La baleine de Londres, ou l’information différentielle
A partir de deux faits : le scoop de la baleine de Londres et la couverture quasi banalisée du discours du Président Chirac, réactualisant la dissuasion nucléaire française et la prolifération qu’elle légitime, l’auteur définit l’information différentielle de certains médias.

Premier exemple. Vendredi 20 janvier, grand émoi, dans les
médias anglais, aussitôt relayés par les grandes chaînes de télévisions, les
radios et les agences de presse du monde, « une baleine en plein cœur de
Londres ». Perdant sa route, la baleine, plutôt habituée aux eaux de
l’Atlantique Nord, a remonté la Tamise. Le monde retint son souffle. On se
braqua sur l’événement. L’opération de sauvetage de l’animal blessé - acte
généreux et légitime - fut présentée en direct par les télévisions,
redimensionnant toute l’actualité internationale. Le feuilleton de la baleine a
tenu vingt-quatre heures les médias en haleine. Mais la baleine mourut de
convulsions dans la soirée. L’acte désintéressé de sauvetage fut perturbé,
dévié par une recherche du spectacle, une dérive médiatique !
Deuxième exemple. Jeudi 19 janvier, le Président français
Jacques Chirac a prononcé un discours sur la dissuasion nucléaire, à l’île
Longue (Finistère), où siège l’état-major de la Force océanique stratégique
(FOST). Il élargit la définition des "intérêts vitaux" de la France,
à "la garantie de ses approvisionnements stratégiques" et à "la défense de
pays alliés". Ni l’examen de la menace de la prolifération, qu’il a abordé,
ni la réactualisation du concept de la dissuasion nucléaire, qu’il a énoncé,
n’ont provoqué de scoop dans les médias. Evoqués comme simples faits
d’actualité, quasi banalisés, ils n’ont pas bénéficié d’un traitement de
faveur, dans la lecture géopolitique des événements, de l’ère post-Guerre
froide.
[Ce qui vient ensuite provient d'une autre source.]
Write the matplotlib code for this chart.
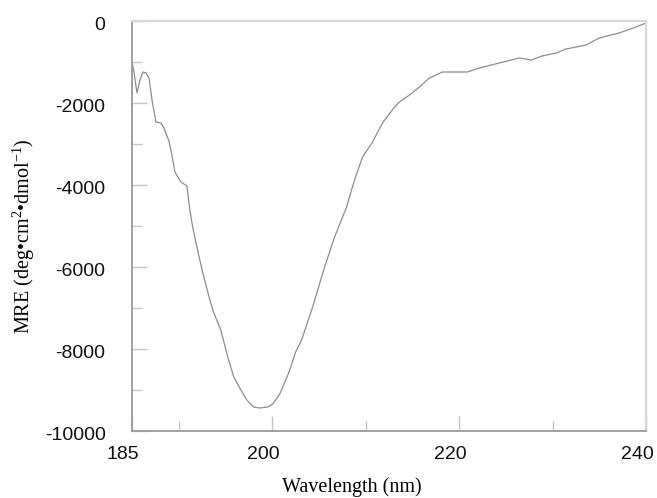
"""CD spectrum (mean residue ellipticity vs wavelength)."""

import matplotlib
matplotlib.use("Agg")
import matplotlib.pyplot as plt
import matplotlib.transforms as mtransforms
from matplotlib.ticker import MultipleLocator

# Spectrum
wavelength = [
    185.0, 185.21, 185.53, 185.85, 186.17, 186.50, 186.82, 187.14, 187.56,
    188.10, 188.42, 188.95, 189.27, 189.59, 189.91, 190.23, 190.55, 190.87,
    191.19, 191.51, 191.94, 192.58, 193.33, 193.76, 194.50, 195.25, 195.89,
    196.53, 197.28, 198.03, 198.67, 199.52, 200.06, 200.81, 201.77, 202.51,
    203.15, 204.33, 205.61, 206.68, 207.96, 208.81, 209.67, 210.74, 211.80,
    213.09, 213.62, 214.69, 215.76, 216.83, 218.21, 220.88, 222.16, 224.30,
    226.44, 227.72, 228.89, 230.39, 231.45, 233.59, 234.98, 237.11, 238.93,
    240.0,
]
mre = [
    -1000, -1244, -1756, -1439, -1244, -1268, -1390, -1927, -2463,
    -2488, -2610, -2927, -3268, -3683, -3805, -3927, -3976, -4025,
    -4610, -5049, -5512, -6146, -6805, -7122, -7537, -8195, -8683,
    -8951, -9244, -9415, -9439, -9415, -9341, -9098, -8585, -8073,
    -7780, -6976, -6000, -5268, -4537, -3878, -3317, -2951, -2488,
    -2098, -1976, -1805, -1610, -1390, -1244, -1244, -1146, -1024,
    -902, -951, -854, -780, -683, -585, -415, -293, -146,
    -49,
]
x_ticks = [185, 200, 220, 240]
y_ticks = [0, -2000, -4000, -6000, -8000, -10000]

plt.rcParams['axes.unicode_minus'] = False
plt.rcParams['mathtext.fontset'] = 'custom'
plt.rcParams['mathtext.rm'] = 'Liberation Serif'
plt.rcParams['mathtext.it'] = 'Liberation Serif:italic'

fig = plt.figure(figsize=(6.57, 4.98), dpi=100)
ax = fig.add_axes([132 / 657, 1 - 431 / 498, 514 / 657, 410 / 498])

ax.plot(wavelength, mre, color='#8c8c8c', linewidth=0.9)

ax.set_xlim(185, 240)
ax.set_ylim(-10000, 0)
ax.set_xticks(x_ticks)
ax.set_yticks(y_ticks)
ax.xaxis.set_minor_locator(MultipleLocator(10))
ax.yaxis.set_minor_locator(MultipleLocator(1000))

# Spines: darker left/bottom, pale top/right
for side in ['left', 'bottom']:
    ax.spines[side].set_color('#9a9a9a')
    ax.spines[side].set_linewidth(1.3)
for side in ['top', 'right']:
    ax.spines[side].set_color('#d6d6d6')
    ax.spines[side].set_linewidth(1.6)

ax.tick_params(which='major', direction='in', length=10.8, width=1.0,
               color='#c4c4c4', labelsize=14, labelcolor='#111111')
ax.tick_params(which='minor', direction='in', length=7.2, width=1.0,
               color='#c4c4c4')
ax.tick_params(axis='y', pad=19)
ax.tick_params(axis='x', pad=11)

for lab in ax.get_xticklabels() + ax.get_yticklabels():
    lab.set_fontfamily('Liberation Sans')

# Shift tick labels slightly like the original
dx = mtransforms.ScaledTranslation(-9 / 100, 0, fig.dpi_scale_trans)
for lab in ax.get_xticklabels():
    lab.set_transform(lab.get_transform() + dx)
dy = mtransforms.ScaledTranslation(0, -2.5 / 100, fig.dpi_scale_trans)
for lab in ax.get_yticklabels():
    lab.set_transform(lab.get_transform() + dy)

ax.set_xlabel('Wavelength (nm)', family='Liberation Serif', fontsize=14.5,
              va='top')
ax.xaxis.set_label_coords(0.428, -0.113)
ax.set_ylabel(r'MRE (deg•cm$^{2}$•dmol$^{-1}$)', family='Liberation Serif',
              fontsize=14.5, va='center')
ax.yaxis.set_label_coords(-0.21, 0.476)

fig.savefig('out.png', dpi=100)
Est-ce à dire qu’ils ne croisent pas les préoccupations des citoyens
du monde, à l’instar de graves tragédies évoquées de façon conjoncturelle ?
Tant mieux, d’ailleurs, si les médias se sont intéressés,
dans le cas du feuilleton de la baleine de Londres, à l’écologie, au sort des
genres menacés, à une saine solidarité humaine pour une bonne cause.
D’habitude, ils sont plus concernés par « les people », les pseudo-personnalités dans le vent, les multiples mariages des héros du boulevard, les
feuilletons des alliances et mésalliances, les rapprochements et éloignements
fortuits ou arrangés -ce qui permet d’ailleurs d’occulter l’événement, de
prendre sa distance par rapport aux faits majeurs, pour ne pas déranger
certains acteurs sur le terrain.
Faits d’évidence, les vérités communiquées sont déduites
logiquement « à partir des prémisses posées arbitrairement par les axiomes[1] »,
définis dans ce langage du "politiquement correct", et les médias se croient
obligés d’être au diapason aux « humeurs du temps », dans un respect scrupuleux
du système de l’information de l’aire-monde où ils évoluent et qui formule
leurs valeurs, leurs idealtypus et leurs obsessions. Soyons indulgents,
compréhensifs, mais lucides.
[1] - J’emprunte cette donnée à Nicolas Bourbaki et à sa
représentation de l’Architecture des mathématiques (1948).